Second, using a combination of tasks targeting different skills seems crucial to provide more information about handwriting difficulties. Indeed, some children with dysgraphia may succeed certain tasks and thus be undiagnosed if only a single one is used. Combining different tasks in a unique test would thus greatly increase its efficacy, as previously suggested by Safarova
et al. [
96]. Namely, the test should include spontaneous handwriting, copying of words and/or sentences, writing to dictation, digits writing, writing under speed and accuracy constraints, and drawing and/or graphomotor tasks. Temporal (i.e. speed) or spatial (i.e. size) constraints add a cognitive load and are known to increase handwriting difficulties [
18,
63,
64]. With regards to the spontaneous production task, we could, for example, ask to write a 7-sentence text corresponding to the writer’s ideal weekly schedule. This would enable a specific analysis to me made of the days of the week, which would be common to all texts produced. As mentioned above, the addition of graphomotor and/or drawings tasks, which are language-independent, will enable to target younger children than with the existing tests and thus detect and handle earlier children “at-risk” of dysgraphia. In addition, it would provide a universal test, allowing comparisons between countries and alphabetic systems. In addition, the test needs to last at least 20 minutes in order to enhance the difficulty of the task and induce fatigue. Finally, completing the test by a self-questionnaire will enable the clinician to better characterize the difficulties experienced by the writer.
Thirdly, the choice of the cohort of participants will be crucial. A large developmental window ranging from 5 to at least 15 years old should be included, and the content of the test should be adapted depending on the age and/or class of the child, and the level of handwriting automation. The number of participants should be important enough to allow machine learning approaches. It would also be important to include children presenting a dysgraphia in various clinical contexts and precisely characterized from a clinical perspective. This would enable to evaluate the severity of dysgraphia, which could eventually be an additional evaluation criterion provided by the diagnostic tool. Finally, participants should be recruited in multiple sites representative of different socio-economic and educational statuses.
Developing such a complete diagnostic tool implies to collect large databases of handwriting and drawing samples in different places around the world. This would be possible by the implication of a consortium of laboratories and clinicians.
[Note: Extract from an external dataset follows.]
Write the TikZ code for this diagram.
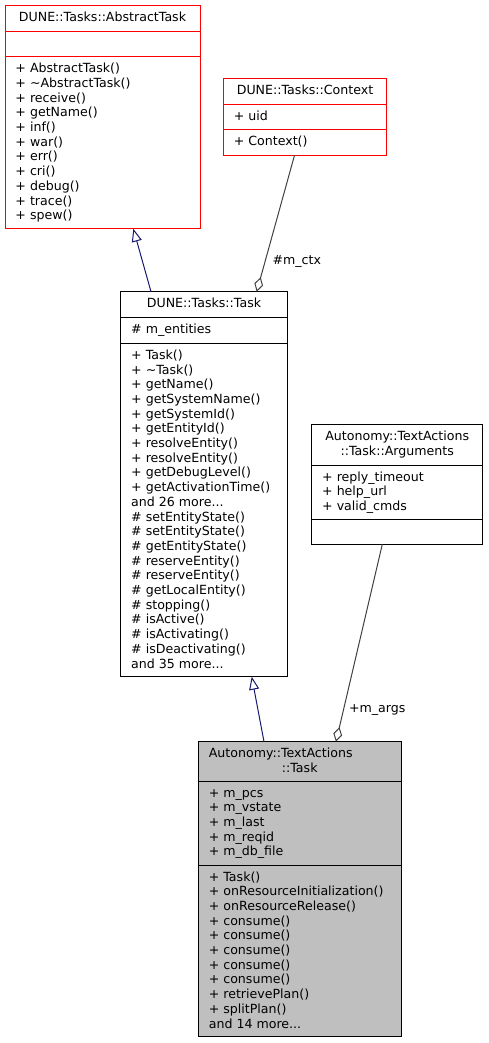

Besides the diagnostic tool itself, the benefits of these developments would be twice: (i) from a clinical perspective, it would allow to estimate the prevalence of dysgraphia in different countries and it would further tailor rehabilitation programs to the characteristics of handwriting difficulties, and (ii) from a research perspective, it would provide large annotated databases that could be freely available to researchers working in the fields graphonomics, whether in educational, clinical, or human movement sciences.